I agree. This is not one of my crosses, but I thought I would share a picture so you could see the differences between this one and a regular Fumi's Delight. I did think it was amazing that it bloomed on such a small plant. And to answer Slipperking's question, No I probably won't breed with this one (as I don't care for the shape too much). Here is a picture of a regular Fumi's Delight (and I agree a much nicer looking flower):






Robert


----------



## NYEric (Aug 27, 2009)

I agree. Do I have one w/ the eburneum yet? Send it to me, thanx!


----------



## NYEric (Aug 27, 2009)

It's funny, last I looked I had acquired 3 or 4 Fumi's Delights!


----------



## Bob in Albany N.Y. (Aug 27, 2009)

Eric, acquiring them is one thing, and blooming them is another. Those babies stay in sheath so long it's easy to let water sit in them and kill the sheath.


----------



## NYEric (Aug 27, 2009)

Yes, this I know! , but on the other hand I have some 5-6 growth plants now!


----------



## biothanasis (Sep 1, 2009)

Amazing... and it looks so compact!!!!!


----------



## SlipperKing (Sep 1, 2009)

Thanks for posting a regular F'sD. I can see that it is indeed much nicer at this point.


----------



## toddybear (Sep 1, 2009)

What a contrast in size!


----------



## Dido (Oct 19, 2012)

Robert I would be really interested what happened with this fumi delight. 

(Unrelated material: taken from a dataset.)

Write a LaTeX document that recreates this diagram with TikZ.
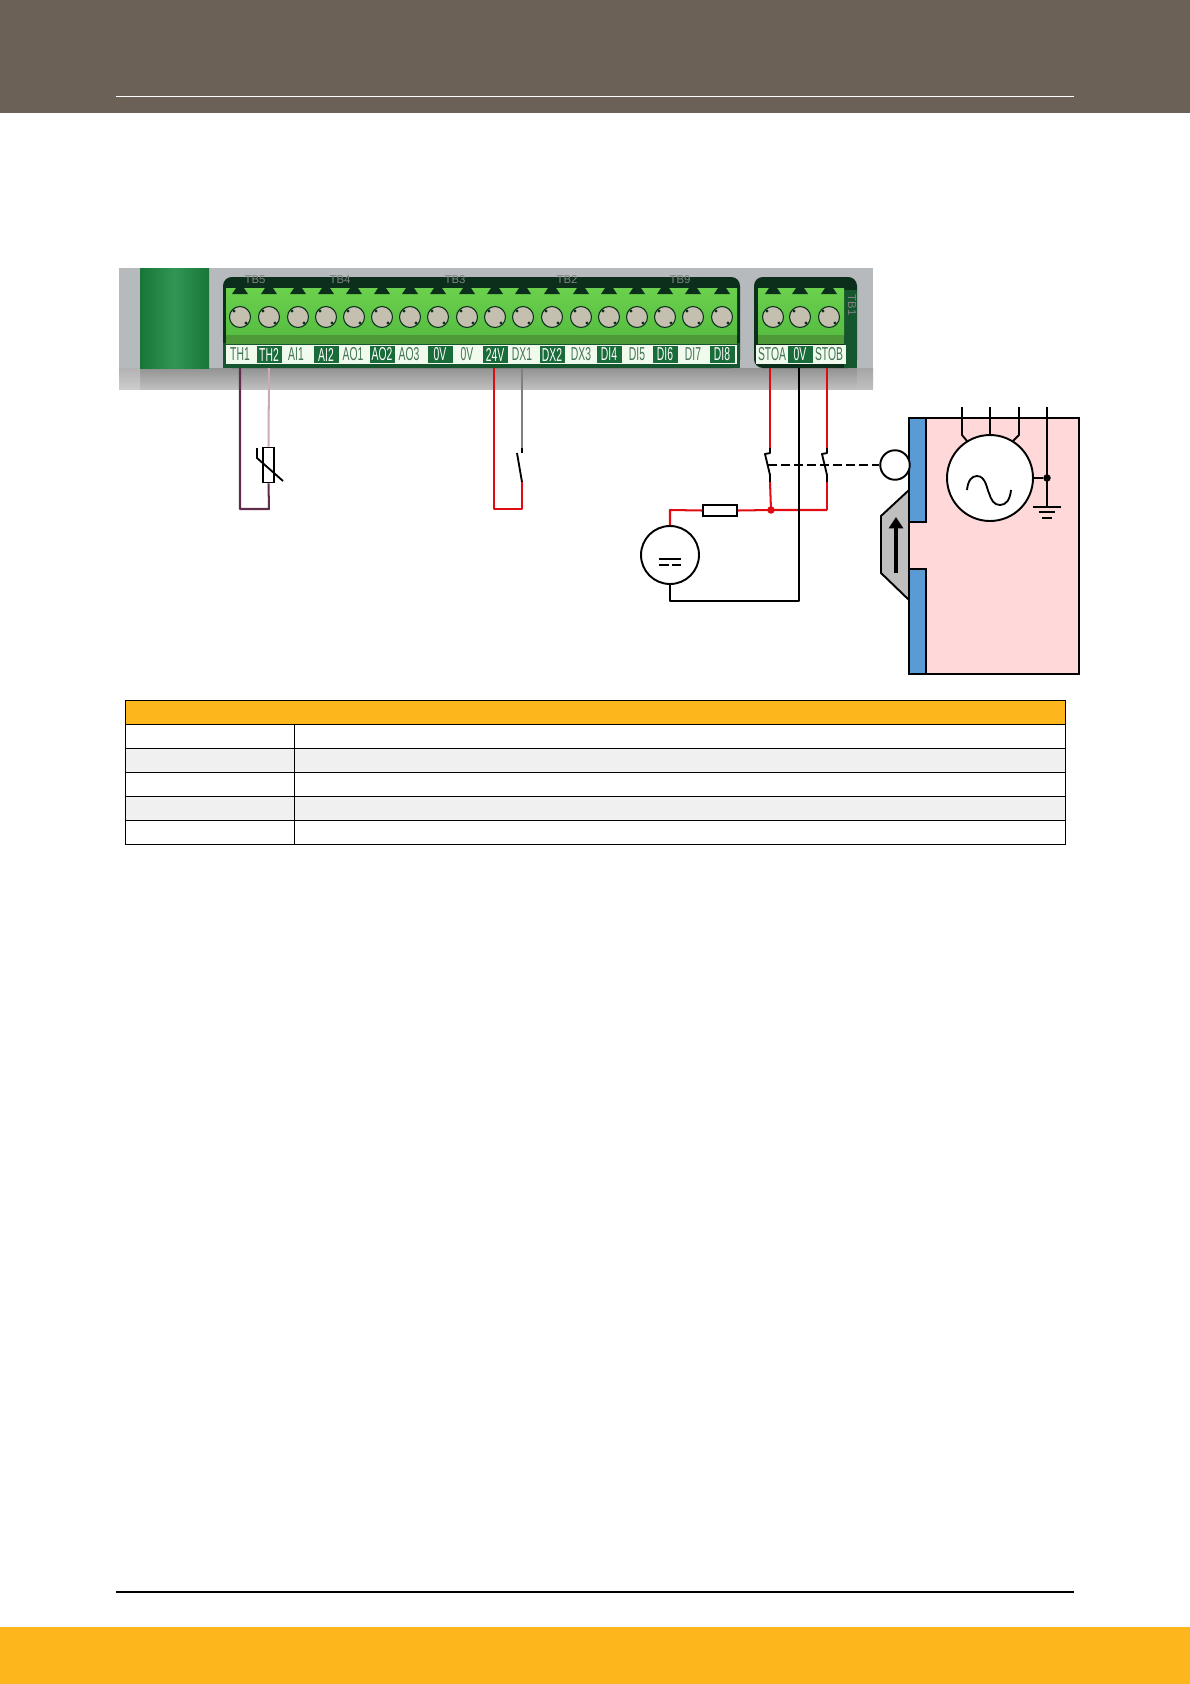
\documentclass[tikz,border=0pt]{standalone}
\usepackage{fontspec}
\setsansfont{Liberation Sans}
\usetikzlibrary{calc,arrows.meta,positioning}
\definecolor{headbrown}{HTML}{6B6156}
\definecolor{bandyellow}{HTML}{FDB71C}
\definecolor{casegrey}{HTML}{B6BABC}
\definecolor{blockgreen}{HTML}{1B8A42}
\definecolor{paneldark}{HTML}{0B2F1B}
\definecolor{plugtop}{HTML}{6BD04C}
\definecolor{plugbot}{HTML}{58BE42}
\definecolor{plugshade}{HTML}{4E9A38}
\definecolor{labelgreen}{HTML}{1A6B3A}
\definecolor{screwgrey}{HTML}{C4BFAF}
\definecolor{wirered}{HTML}{E00C14}
\definecolor{wirepurple}{HTML}{602C4C}
\definecolor{wirepink}{HTML}{D0A8B8}
\definecolor{wiregrey}{HTML}{808080}
\definecolor{boxpink}{HTML}{FFD9D9}
\definecolor{stripblue}{HTML}{5B9BD5}
\definecolor{flapgrey}{HTML}{BFBFBF}
\definecolor{rowgrey}{HTML}{F0F0F0}
\newcommand{\termtext}[1]{\scalebox{0.62}[1.12]{\sffamily #1}}
\tikzset{
  wire/.style={line width=1.15pt},
  thinwire/.style={line width=1.05pt},
  termlight/.style={minimum width=.5cm,minimum height=.34cm,inner sep=0pt,text=labelgreen!60!gray,font=\fontsize{9.5}{10}\selectfont},
  termdark/.style={termlight,fill=labelgreen,text=white},
  screw/.style={circle,draw=paneldark,fill=screwgrey,line width=.6pt,minimum size=.42cm,inner sep=0pt},
  tblabel/.style={inner sep=0pt,text=casegrey!70!black,font=\sffamily\fontsize{6.5}{7}\selectfont},
  component/.style={draw=black,line width=1.1pt,fill=white,inner sep=0pt},
  blob/.style={circle,inner sep=0pt,minimum size=.15cm}
}
\begin{document}
\begin{tikzpicture}[x=0.02cm,y=-0.02cm]
          \useasboundingbox (0,0) rectangle (1190,1684);

          \fill[headbrown] (0,0) rectangle (1190,113);
          \draw[white,line width=.5pt] (116,96) -- (1074,96);
          \fill[bandyellow] (0,1627) rectangle (1190,1684);
          \draw[black,line width=1pt] (116,1592) -- (1074,1592);

          \fill[casegrey] (119,268) rectangle (873,368);
          \shade[top color=gray!85,bottom color=gray!50] (140,368) rectangle (857,389);
          \shade[top color=gray!60,bottom color=gray!40] (119,368) rectangle (140,389);
          \shade[top color=gray!70,bottom color=gray!50] (857,368) rectangle (873,389);
          \shade[left color=blockgreen!85!black,right color=blockgreen!85!black,middle color=blockgreen!90!white] (140,268) rectangle (209,368);

          \fill[paneldark,rounded corners=5pt] (223,277) rectangle (740,368);
          \fill[paneldark,rounded corners=5pt] (754,277) rectangle (857,368);
          \fill[labelgreen!80!black] (223,343) rectangle (740,368);
          \fill[labelgreen!80!black] (844,290) rectangle (857,368);
          \shade[top color=plugtop,bottom color=plugbot] (226,288) rectangle (737,335);
          \shade[top color=plugtop,bottom color=plugbot] (758,288) rectangle (844,335);
          \fill[plugshade] (226,335) rectangle (737,344);
          \fill[plugshade] (758,335) rectangle (844,344);
          \fill[white!90!plugtop] (226,345) rectangle (737,364);
          \fill[white!90!plugtop] (756,345) rectangle (846,364);

          \node[tblabel] (tbfive) at (255,280) {TB5};
          \node[tblabel] (tbfour) at (340,280) {TB4};
          \node[tblabel] (tbthree) at (455,280) {TB3};
          \node[tblabel] (tbtwo) at (567,280) {TB2};
          \node[tblabel] (tbnine) at (680,280) {TB9};
          \node[tblabel,rotate=-90] (tbone) at (852,305) {TB1};

          \foreach \xpos in {240,269,298,326,354,382,410,438,467,495,523,552,581,609,637,665,693,722,773,800,829} {
            \fill[paneldark] (\xpos-8,294) -- (\xpos-4,288) -- (\xpos+4,288) -- (\xpos+8,294) -- cycle;
            \node[screw] (screw\xpos) at (\xpos,317) {};
            \fill[paneldark] (\xpos-6,311) circle (1.6);
            \fill[paneldark] (\xpos+6,323) circle (1.6);
          }

          \foreach \name/\xpos/\txt/\sty in {THone/240/TH1/termlight,THtwo/269/TH2/termdark,AIone/296/AI1/termlight,AItwo/326/AI2/termdark,AOone/353/AO1/termlight,AOtwo/382/AO2/termdark,AOthree/409/AO3/termlight,OVa/440/0V/termdark,OVb/467/0V/termlight,TFV/495/24V/termdark,DXone/522/DX1/termlight,DXtwo/552/DX2/termdark,DXthree/581/DX3/termlight,DIfour/609/DI4/termdark,DIfive/637/DI5/termlight,DIsix/665/DI6/termdark,DIseven/693/DI7/termlight,DIeight/722/DI8/termdark,STOA/772/STOA/termlight,OVc/800/0V/termdark,STOB/829/STOB/termlight} {
            \node[\sty] (\name) at (\xpos,354.5) {\termtext{\txt}};
          }

          \coordinate (footTHone) at (240,368);
          \coordinate (footTHtwo) at (269,368);
          \coordinate (footTFV) at (494,368);
          \coordinate (footDXone) at (522,368);
          \coordinate (footSTOA) at (770,368);
          \coordinate (footOVc) at (799,368);
          \coordinate (footSTOB) at (827,368);

          \node[component,minimum width=.22cm,minimum height=.7cm] (thermistor) at (268.5,465) {};
          \coordinate (thermcornerL) at (240,509);
          \coordinate (thermcornerR) at (269,509);
          \draw[wire,wirepink] (footTHtwo) -- (thermistor.north);
          \draw[wire,wirepurple,line join=round] (thermistor.south) -- (thermcornerR) -- (thermcornerL) -- (footTHone);
          \draw[thinwire] (257,448) -- (257,458) -- (283,481);

          \coordinate (dxtip) at (522,448);
          \coordinate (dxgap) at (522,453);
          \coordinate (dxblade) at (517,453);
          \coordinate (dxlow) at (522,482);
          \coordinate (dxcornerL) at (494,509);
          \coordinate (dxcornerR) at (522,509);
          \draw[wire,wiregrey] (footDXone) -- (dxtip);
          \draw[thinwire] (dxtip) -- (dxgap);
          \draw[thinwire] (dxblade) -- (dxlow);
          \draw[wire,wirered,line join=round] (dxlow) -- (dxcornerR) -- (dxcornerL) -- (footTFV);

          \node[component,minimum width=.68cm,minimum height=.22cm] (fuse) at (720,510.5) {};
          \node[component,circle,minimum size=1.16cm] (supply) at (670,555) {};
          \node[blob,fill=wirered] (reddot) at (771,510) {};
          \coordinate (supplycorner) at (670,510);
          \coordinate (blackcornerL) at (670,601);
          \coordinate (blackcornerR) at (799,601);
          \coordinate (stobcorner) at (827,510);
          \draw[wire,wirered,line join=round] (supply.north) -- (supplycorner) -- (fuse.west);
          \draw[wire,wirered] (fuse.east) -- (reddot.center) -- (stobcorner);
          \draw[wire,line join=round] (footOVc) -- (blackcornerR) -- (blackcornerL) -- (supply.south);
          \draw[thinwire] (659,559) -- (681,559);
          \draw[thinwire] (659,565) -- (669,565);
          \draw[thinwire] (672,565) -- (681,565);

          \draw[wire,wirered] (footSTOA) -- (770,448);
          \draw[thinwire,line join=round] (770,448) -- (770,453) -- (765,454) -- (770,475) -- (770,482);
          \draw[wire,wirered] (770,482) -- (reddot.center);
          \draw[wire,wirered] (footSTOB) -- (827,448);
          \draw[thinwire,line join=round] (827,448) -- (827,453) -- (822,454) -- (827,475) -- (827,482);
          \draw[wire,wirered] (827,482) -- (stobcorner);

          \filldraw[fill=boxpink,draw=black,line width=1.1pt] (909,418) rectangle (1079,674);
          \filldraw[fill=stripblue,draw=black,line width=1.1pt] (909,418) rectangle (926,522);
          \filldraw[fill=stripblue,draw=black,line width=1.1pt] (909,569) rectangle (926,674);
          \filldraw[fill=flapgrey,draw=black,line width=1.1pt] (909,490) -- (881,516) -- (881,573) -- (909,600) -- cycle;
          \draw[line width=2.2pt,-{Triangle[length=6.5pt,width=8pt]}] (896,573) -- (896,517);

          \node[component,circle,minimum size=.59cm] (relay) at (895,465) {};
          \draw[line width=1.25pt,dash pattern=on 5pt off 2.4pt] (768,465) -- (relay.west);

          \node[component,circle,minimum size=1.72cm] (motor) at (990,478) {};
          \node[blob,fill=black] (earthdot) at (1047,478) {};
          \coordinate (termU) at (962,407);
          \coordinate (termV) at (990,407);
          \coordinate (termW) at (1019,407);
          \coordinate (termE) at (1047,407);
          \coordinate (gnd) at (1047,507);
          \draw[thinwire,line join=round] (termU) -- (962,435) -- (967,441);
          \draw[thinwire] (termV) -- (motor.north);
          \draw[thinwire,line join=round] (termW) -- (1019,435) -- (1013,441);
          \draw[thinwire] (termE) -- (gnd);
          \draw[thinwire] (motor.east) -- (earthdot);
          \draw[thinwire] (1033,507) -- (1061,507);
          \draw[thinwire] (1039,512) -- (1055,512);
          \draw[thinwire] (1042,518) -- (1052,518);
          \draw[thinwire] (967,490) .. controls (968,480) and (972,476) .. (977,476) .. controls (986,476) and (987,490) .. (989,493) .. controls (991,500) and (994,505) .. (1000,505) .. controls (1006,505) and (1010,500) .. (1011,490);

          \fill[bandyellow] (125,700) rectangle (1065,724);
          \fill[rowgrey] (125,748) rectangle (1065,772);
          \fill[rowgrey] (125,796) rectangle (1065,820);
          \draw[line width=.55pt] (125,700) rectangle (1065,844);
          \foreach \ypos in {724,748,772,796,820} {
            \draw[line width=.55pt] (125,\ypos) -- (1065,\ypos);
          }
          \draw[line width=.55pt] (294,724) -- (294,844);
\end{tikzpicture}
\end{document}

Do you still have it. And how did it develop. 

Is there plants of this cross availabel


----------



## chrismende (Oct 19, 2012)

Bob in Albany said:


> Eric, acquiring them is one thing, and blooming them is another. Those babies stay in sheath so long it's easy to let water sit in them and kill the sheath.


"Those babies stay in sheath so long it's easy to let water sit in them and kill the sheath."

How true - for several of these kinds of crosses!


----------



## chrismende (Oct 19, 2012)

I'm interested in knowing, too, if there are more!


----------



## goldenrose (Oct 22, 2012)

Dido said:


> Robert I would be really interested what happened with this fumi delight.
> Do you still have it. And how did it develop.
> Is there plants of this cross availabel


Good question! I'd be concern due to the plant size.


----------



## likespaphs (Oct 22, 2012)

would it make any sense to cross this one with one with great form or would that just take too dang long to see anything?


----------



## tim (Oct 23, 2012)

x delenatii alba plz!!


----------



## Paph_LdyMacBeth (Oct 23, 2012)

Very very very nice! 

...Perhaps I should have just said excellent


----------



## Drorchid (Oct 24, 2012)

Dido said:


> Robert I would be really interested what happened with this fumi delight.
> 
> Do you still have it. And how did it develop.
> 
> Is there plants of this cross availabel



Hi Dido,

No, thus far I know we do not have it anymore, I think it went to orchid heaven :sob:

Robert


----------



## Dido (Oct 25, 2012)

Oh I am sorry to hear that....


----------